A few weeks ago, Farke spoke at length about how he was choosing to use Rutter and why, more to the point, it was Joel Piroe playing at 10 rather than 9. His reasoning, among other things, was that Rutter’s superior pace would help to stretch defenders but it is often when Rutter drops deep into the gaps, where he can pick passes, that his reading of opponents kicks in. Nobody in the Championship is close to touching him for big chances created. Five clubs have created fewer than his 13. No player in the Championship has fashioned more chances from open play either, another metric on which Rutter has been on a different level from most.
Positioned up front, his variation and roaming tendencies have given Leeds an outlet in the pocket outside the penalty area, and Huddersfield were exposed to his unpredictable skill set: the running which let him ghost between two defenders and set up Summerville for a chance which went begging in the first half, the deft ball around the corner to Willy Gnonto which left Huddersfield in disarray again in the second. He was there in so many of Leeds’ best moments, the grim reaper cutting a dreadful Huddersfield side down. It is not even like Rutter is making himself look like a soft touch who is there to be bullied.
Week by week, it is a recurring theme. In contrast to Piroe who, since his transfer from Swansea City, has flitted in and out. Saturday was one of those fixtures in which, despite the mismatch, Piroe went more unnoticed. With Rutter, the impact is regular and reliable, even in a muddle like Stoke City away last Wednesday when, in an ocean of mediocrity, his through-ball from 25 yards out drew the penalty which Patrick Bamford contrived to miss.
Piroe at No 10 might blow hot and cold and Farke might accept that, if used differently, Piroe individually would score more goals. Rutter’s intelligence in possession does seem suited to a role at No 10. His touches against Huddersfield (below) were rife outside the box and positively unpredictable. But that is hardly the same as accusing Farke of having a dysfunctional attack, not when Leeds are third in the table.
Nor is the best of Leeds’ attacking play purely about Rutter. Summerville has six goals and four assists. James, who scored twice in Saturday’s win, has three and four. But Rutter himself has two and five; his latest assist putting Leeds 4-0 up on the stroke of half-time after he and Sam Byram made mincemeat of Edwards, and the eye test says that the form of forwards who need to shine is being enhanced by Rutter’s string-pulling.
The first half demolished Huddersfield so brutally that the second half was a literal stroll, either side of Illan Meslier’s handling error throwing Michal Helik a tap-in and Huddersfield a bone.
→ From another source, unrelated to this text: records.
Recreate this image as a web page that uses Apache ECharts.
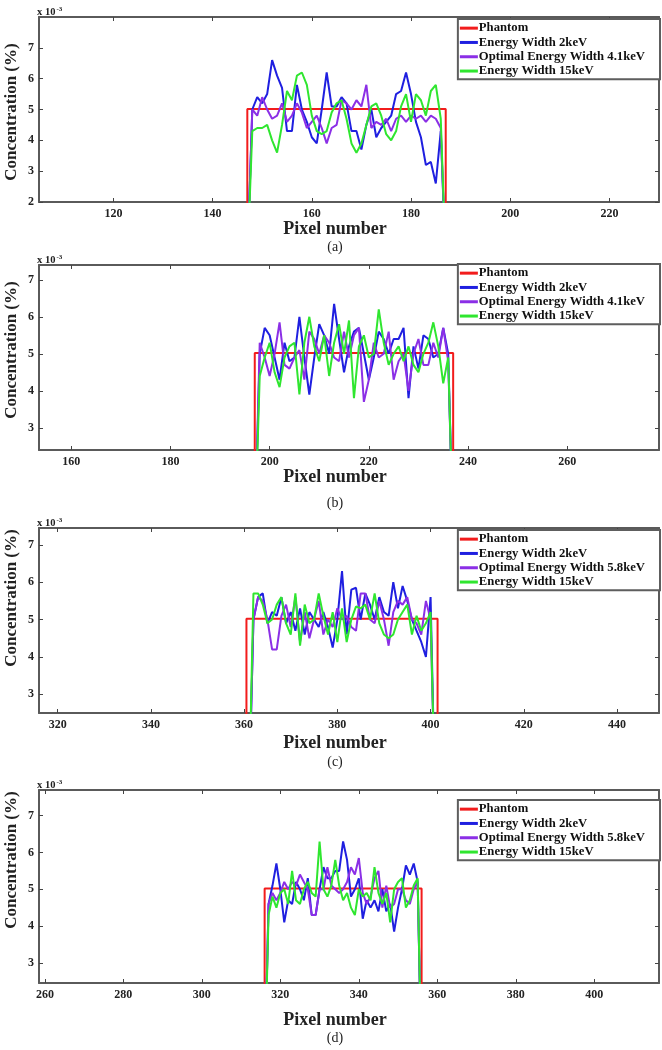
<!DOCTYPE html>
<html>
<head>
<meta charset="utf-8">
<script src="https://cdn.jsdelivr.net/npm/echarts@6/dist/echarts.min.js"></script>
<style>
  html, body { margin: 0; padding: 0; background: #fff; }
  #chart { width: 662px; height: 1050px; }
</style>
</head>
<body>
<div id="chart"></div>
<script>
// concentration values are in units of 1e-3 %
const seriesNames = ['Phantom', 'Energy Width 2keV', 'Optimal Energy Width 4.1keV', 'Energy Width 15keV'];
const seriesNamesCD = ['Phantom', 'Energy Width 2keV', 'Optimal Energy Width 5.8keV', 'Energy Width 15keV'];
const panelLetters = ['(a)', '(b)', '(c)', '(d)'];

// axis ranges and tick labels
const xRanges = [[105, 230], [153.5, 278.5], [316, 449], [258.5, 416.5]];
const xTicks = [
  [120, 140, 160, 180, 200, 220],
  [160, 180, 200, 220, 240, 260],
  [320, 340, 360, 380, 400, 420, 440],
  [260, 280, 300, 320, 340, 360, 380, 400]
];
const yRanges = [[2, 8], [2.4, 7.4], [2.5, 7.45], [2.45, 7.7]];
const yTicks = [[2, 3, 4, 5, 6, 7], [3, 4, 5, 6, 7], [3, 4, 5, 6, 7], [3, 4, 5, 6, 7]];

// phantom: flat profile between two edges
const phantomEdges = [[147, 187], [197, 237], [360.5, 401.5], [316, 356]];
const phantomLevel = 5.02;

// first pixel of each reconstructed profile
const startPixel = [147, 197, 361, 316];

// (a)
const blueA = [0, 5.0, 5.4, 5.2, 5.5, 6.6, 6.1, 5.7, 4.3, 4.3, 5.8, 5.0, 4.6, 4.1, 3.9, 5.0, 6.2, 5.1, 5.1, 5.4, 5.2,
  4.3, 4.3, 3.7, 4.5, 5.0, 4.1, 4.4, 4.6, 4.8, 5.5, 5.6, 6.2, 5.5, 4.6, 4.1, 3.2, 3.3, 2.6, 4.3, 0];
const purpleA = [0, 5.0, 4.8, 5.4, 5.0, 4.7, 4.8, 5.2, 4.6, 4.8, 5.2, 4.9, 4.4, 4.6, 4.8, 4.4, 3.9, 4.4, 4.5, 5.3, 5.2,
  5.0, 5.3, 5.1, 5.8, 4.4, 4.6, 4.5, 4.7, 4.3, 4.7, 4.8, 4.6, 4.8, 4.7, 4.8, 4.6, 4.8, 4.7, 4.4, 0];
const greenA = [0, 4.3, 4.4, 4.4, 4.5, 4.0, 3.6, 4.5, 5.6, 5.3, 6.1, 6.2, 5.8, 4.8, 4.3, 4.2, 4.3, 4.9, 5.2, 5.3, 4.7,
  3.9, 3.6, 3.9, 4.5, 5.1, 5.2, 4.8, 4.2, 4.0, 4.3, 5.1, 5.5, 4.6, 5.5, 5.3, 4.8, 5.6, 5.8, 4.7, 0];

// (b)
const blueB = [0, 5.0, 5.7, 5.5, 4.9, 4.3, 5.3, 4.8, 4.9, 6.0, 4.9, 3.9, 4.9, 5.8, 5.5, 5.0, 6.35, 5.4, 4.5, 5.2, 5.6,
  5.7, 5.0, 4.3, 4.9, 5.6, 5.4, 5.0, 5.4, 5.4, 5.7, 3.8, 5.2, 4.6, 5.5, 5.4, 4.9, 5.0, 5.7, 5.0, 0];
const purpleB = [0, 5.3, 4.9, 4.4, 5.0, 5.85, 4.7, 4.6, 4.9, 5.1, 4.3, 5.6, 5.4, 5.0, 5.5, 5.3, 4.9, 4.8, 5.6, 4.9, 5.5,
  5.7, 3.7, 4.3, 5.3, 4.9, 5.0, 5.6, 4.3, 4.8, 5.0, 4.0, 5.0, 5.4, 4.7, 4.7, 5.3, 4.9, 5.7, 4.8, 0];
const greenB = [0, 4.4, 4.9, 5.3, 4.5, 4.1, 4.9, 5.2, 5.3, 3.9, 5.3, 6.0, 5.2, 4.8, 5.5, 4.4, 5.3, 5.8, 5.0, 5.9, 3.8,
  5.2, 5.5, 4.9, 5.0, 6.2, 5.3, 4.7, 5.0, 5.2, 4.8, 5.2, 4.7, 4.5, 5.0, 5.3, 5.85, 5.2, 4.2, 4.9, 0];

// (c)
const blueC = [0, 5.0, 5.6, 5.7, 4.9, 5.2, 5.1, 5.6, 4.9, 5.2, 4.7, 5.3, 4.6, 5.2, 5.0, 4.8, 5.2, 4.8, 4.25, 5.0, 6.3,
  4.6, 5.8, 5.85, 5.0, 5.7, 5.4, 5.0, 5.6, 5.2, 5.1, 6.0, 5.3, 5.9, 5.5, 5.0, 4.7, 4.4, 4.0, 5.6, 0];
const purpleC = [0, 5.0, 5.6, 5.5, 5.0, 4.2, 4.2, 5.1, 5.4, 4.8, 5.6, 4.4, 5.2, 4.5, 5.0, 5.5, 4.6, 5.0, 4.8, 5.3, 5.0,
  5.1, 4.8, 4.7, 5.7, 5.7, 5.0, 4.9, 5.5, 5.0, 4.3, 5.2, 5.5, 5.4, 5.6, 5.0, 4.9, 4.6, 5.5, 5.0, 0];
const greenC = [0, 5.7, 5.7, 5.4, 4.9, 5.0, 5.4, 5.6, 4.9, 4.6, 5.7, 4.3, 5.4, 4.9, 5.0, 5.7, 5.1, 4.6, 5.2, 4.4, 5.3,
  4.4, 5.0, 5.35, 5.3, 5.4, 5.0, 5.7, 4.9, 4.6, 4.5, 4.6, 5.0, 5.2, 5.4, 4.6, 5.1, 4.7, 4.9, 5.2, 0];

// (d)
const blueD = [0, 4.6, 5.1, 5.7, 5.0, 4.1, 4.7, 4.6, 5.2, 5.0, 4.7, 5.3, 4.3, 4.3, 5.0, 5.6, 5.3, 5.3, 5.5, 5.5, 6.3,
  5.8, 4.8, 5.0, 5.3, 4.2, 4.7, 4.5, 4.7, 4.4, 5.0, 4.4, 4.6, 3.85, 4.5, 5.0, 5.65, 5.4, 5.7, 5.2, 0];
const purpleD = [0, 4.6, 4.9, 4.7, 4.9, 5.2, 5.0, 5.2, 5.1, 5.4, 5.2, 5.0, 4.3, 4.3, 5.0, 5.0, 5.6, 5.1, 5.0, 4.9, 5.0,
  5.2, 5.6, 5.4, 5.85, 4.9, 4.6, 4.8, 5.3, 5.5, 4.5, 5.1, 4.5, 4.6, 5.0, 5.0, 4.7, 4.6, 5.0, 5.2, 0];
const greenD = [0, 4.3, 4.8, 4.5, 4.9, 5.0, 4.6, 5.5, 4.7, 4.6, 5.0, 5.2, 4.9, 4.8, 6.3, 5.0, 4.8, 5.1, 5.8, 5.1, 4.7,
  4.9, 4.5, 4.3, 5.0, 4.8, 4.9, 4.7, 5.6, 4.9, 4.6, 4.9, 4.1, 5.0, 5.2, 5.3, 4.5, 4.7, 5.1, 5.3, 0];

const profiles = [
  [blueA, purpleA, greenA],
  [blueB, purpleB, greenB],
  [blueC, purpleC, greenC],
  [blueD, purpleD, greenD]
];

const colors = ['#f21c1c', '#1f1fe0', '#8b2fe6', '#2fe62f'];
const serif = '"Liberation Serif", "Times New Roman", serif';

// panel boxes (px)
const boxTops = [17, 265, 528, 790];
const boxHeights = [185, 185, 185, 193];
const legendTops = [19, 264, 530, 800];
const yTitleCenters = [112, 350, 598, 860];
const xTitleGaps = [27, 27, 30, 37];
const letterGaps = [45, 53, 49, 55];

const grids = [], xAxes = [], yAxes = [], series = [], legends = [], graphics = [];

for (let p = 0; p < 4; p++) {
  grids.push({ left: 39, width: 620, top: boxTops[p], height: boxHeights[p], outerBoundsMode: 'none', containLabel: false });

  const tickStyle = { show: true, inside: true, length: 4, lineStyle: { color: '#444', width: 1 } };
  const lineStyle = { show: true, onZero: false, lineStyle: { color: '#5a5a5a', width: 2 } };

  // bottom and top x axes
  xAxes.push({
    type: 'value', gridIndex: p, min: xRanges[p][0], max: xRanges[p][1], position: 'bottom',
    axisLine: lineStyle, splitLine: { show: false },
    axisTick: Object.assign({ customValues: xTicks[p] }, tickStyle),
    axisLabel: { customValues: xTicks[p], margin: 6, fontFamily: serif, fontWeight: 'bold', fontSize: 12, color: '#222' }
  });
  xAxes.push({
    type: 'value', gridIndex: p, min: xRanges[p][0], max: xRanges[p][1], position: 'top',
    axisLine: lineStyle, splitLine: { show: false },
    axisTick: Object.assign({ customValues: xTicks[p] }, tickStyle),
    axisLabel: { show: false }
  });
  // left and right y axes
  yAxes.push({
    type: 'value', gridIndex: p, min: yRanges[p][0], max: yRanges[p][1], position: 'left',
    axisLine: lineStyle, splitLine: { show: false },
    axisTick: Object.assign({ customValues: yTicks[p] }, tickStyle),
    axisLabel: { customValues: yTicks[p], margin: 5, fontFamily: serif, fontWeight: 'bold', fontSize: 12, color: '#222' }
  });
  yAxes.push({
    type: 'value', gridIndex: p, min: yRanges[p][0], max: yRanges[p][1], position: 'right',
    axisLine: lineStyle, splitLine: { show: false },
    axisTick: Object.assign({ customValues: yTicks[p] }, tickStyle),
    axisLabel: { show: false }
  });

  const names = p < 2 ? seriesNames : seriesNamesCD;

  // phantom
  const e = phantomEdges[p];
  series.push({
    name: names[0], type: 'line', xAxisIndex: p * 2, yAxisIndex: p * 2,
    data: [[e[0], 0], [e[0], phantomLevel], [e[1], phantomLevel], [e[1], 0]],
    showSymbol: false, lineStyle: { color: colors[0], width: 2 }, itemStyle: { color: colors[0] }, z: 2
  });
  // reconstructions
  profiles[p].forEach((vals, k) => {
    series.push({
      name: names[k + 1], type: 'line', xAxisIndex: p * 2, yAxisIndex: p * 2,
      data: vals.map((v, i) => [startPixel[p] + i, v]),
      showSymbol: false, lineStyle: { color: colors[k + 1], width: 2 }, itemStyle: { color: colors[k + 1] }, z: 3 + k
    });
  });

  legends.push({
    data: names, orient: 'vertical', right: 2, top: legendTops[p],
    icon: 'rect', itemWidth: 18, itemHeight: 3, itemGap: 0,
    padding: [2, 15, 1, 2], borderColor: '#5e5e5e', borderWidth: 2, backgroundColor: '#fff',
    textStyle: { fontFamily: serif, fontWeight: 'bold', fontSize: 12.7, lineHeight: 14.3, color: '#111', padding: [0, 0, 0, -4] }
  });

  const top = boxTops[p], bottom = boxTops[p] + boxHeights[p];
  graphics.push({
    type: 'text', left: 37, top: top - 11,
    style: {
      text: '{a|x 10}{b|-3}',
      rich: {
        a: { fontFamily: serif, fontWeight: 'bold', fontSize: 10.5, fill: '#222' },
        b: { fontFamily: serif, fontWeight: 'bold', fontSize: 7, fill: '#222', verticalAlign: 'top', padding: [0, 0, 6, 1] }
      }
    }
  });
  graphics.push({
    type: 'text', x: 12, y: yTitleCenters[p], rotation: Math.PI / 2,
    style: { text: 'Concentration (%)', font: 'bold 17px ' + serif, fill: '#222', textAlign: 'center', textVerticalAlign: 'middle' }
  });
  graphics.push({
    type: 'text', x: 335, y: bottom + xTitleGaps[p],
    style: { text: 'Pixel number', font: 'bold 18px ' + serif, fill: '#222', textAlign: 'center', textVerticalAlign: 'middle' }
  });
  graphics.push({
    type: 'text', x: 335, y: bottom + letterGaps[p],
    style: { text: panelLetters[p], font: '14px ' + serif, fill: '#222', textAlign: 'center', textVerticalAlign: 'middle' }
  });
}

const chart = echarts.init(document.getElementById('chart'), null, { renderer: 'canvas' });
chart.setOption({
  animation: false,
  backgroundColor: '#fff',
  grid: grids,
  xAxis: xAxes,
  yAxis: yAxes,
  legend: legends,
  series: series,
  graphic: graphics
});
</script>
</body>
</html>
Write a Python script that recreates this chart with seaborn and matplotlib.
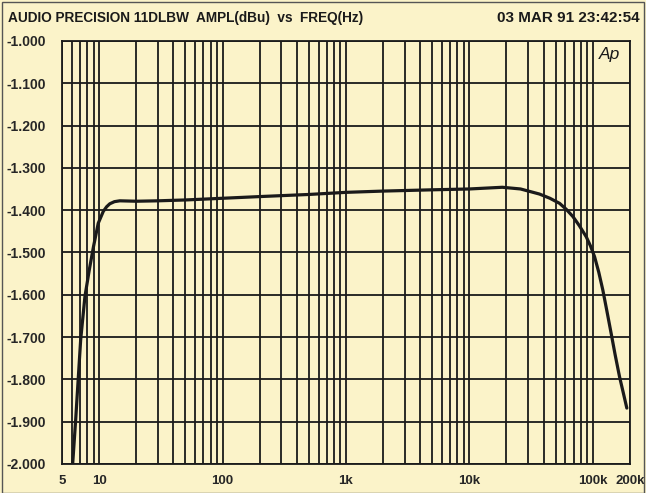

Edwards was hooked at the interval.
Farke, who tries not to blow smoke where he shouldn’t, said Rutter was “unplayable” in the first half, which was not far wrong. “There’s always space for improvement,” Farke said. “He’s a young player and if he would be perfect in all areas, we would have to accept that Real Madrid would buy him for £150million. Thank God it’s not the case and he can grow and develop. But his potential is outstanding. He can be some player, one day.”
In the league, he is frightening. He is already some player, a burgeoning crowd favourite and a footballer who, like Adel Taarabt at Queens Park Rangers many years ago, keeps alive the tradition of England’s feisty, intensely structured second division having room for the odd wizard and free spirit.
Leeds are not a one-man team. The changes to Farke’s defence in the second half on Saturday, an injury to Joe Rodon draining some of their poise, served as a reminder of that. But Rutter is one of those assets that money cannot buy in the Championship, and toiling right-backs cannot live with.